Homeowners locked into 30-year mortgages at high rates often run into this issue and are left scrambling to try to refinance when interest-rates go down. However, most personal loans for moving generally have a duration of up to a couple of years. So, you’ll be less likely to run into these kinds of problems.
Personal Rate Loans
Most people take out personal rate loans when they are trying to cover a personal expense, like moving. Personal rate loans are often unsecured, fixed-rate loans with a set time duration. Lenders will typically look into your credit history, existing debt, income level and other factors to determine whether you are eligible.
Personal Loan Requirements and Criteria
Most lenders will look into your credit report when deciding whether to approve you for a personal loan. If you don’t have a credit history or if your credit score is poor, you’ll have a harder time securing a personal loan. In this case, your options will be limited and you may have to accept a high-interest rate or agree to a collateral loan. Some other factors lenders typically require from you include:
- Steady income
- Debt-to-income ratio
- Payment history
- U.S. citizen or legal resident
- Minimum age (usually 18 but varies in different states)
Personal Loan Considerations
There is always some amount of risk when you are borrowing money. You could have trouble repaying your loan if you lose your job, interest rates go up or in the event of a financial shock. If you make late payments or are unable to meet the terms of your loan your credit score will be negatively affected. A poor credit score can make it difficult to get a new home, get a car and even find a place to live. If you take out a collateral loan and are unable to repay your debts, you could end up losing your home, vehicle or other important assets.
Although the prospect of a large sum of cash can seem enticing, remember that interest rates and other fees can quickly add up and ultimately harm your finances. It’s important to never borrow more money than you’ll be able to pay back. It’s also important to thoroughly read through and understand the terms you are agreeing to.
Remember to avoid predatory loans at all costs. Predatory loans impose unfair or abusive terms on borrowers. Often lenders may try to coerce, force or hide important information from you to try to get you to agree to terms that will benefit them at your expense. These loans can be dangerous. They come with high-interest rates and fees that can leave you in a cycle of financial debt and ruin your credit score.
Make sure to only work with licensed lenders. Avoid any loans that sound too good to be true. Be alert to lenders who rush you to sign documents, leave blank spaces in documents or offer packaged services.
Personal Loans vs. Credit Cards
Personal loans offer a lump sum of money for a fixed-interest rate and set duration.
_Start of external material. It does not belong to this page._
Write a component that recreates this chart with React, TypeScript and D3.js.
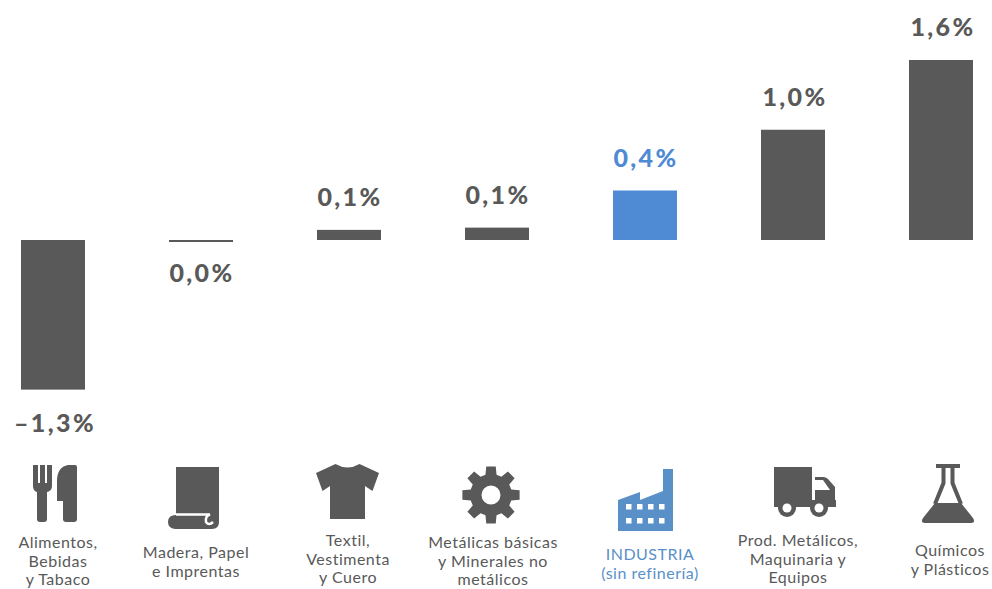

Credit cards often come with variable interest rates and a continuous credit line. Credit cards offer more flexibility than personal loans. With a credit card, you can get by making the minimum payments on your balance and you’ll have access to credit so long as you continue to pay off your balance.
On the other hand, credit cards often charge higher interest rates than personal loans. You’re also more likely to fall into debt when you rack up a balance on your credit card than if you were to take out a personal loan.
Borrowing Money for Moving
Getting approved on a personal loan for moving will depend on how much you intend to borrow, your financial health and the lender’s requirements. It’s a good idea to shop around for different lenders to find the best interest rates and the payment plan that best suits your situation. Remember to always thoroughly read and understand every document you sign. In all, a personal loan is one way to make your moving process easier.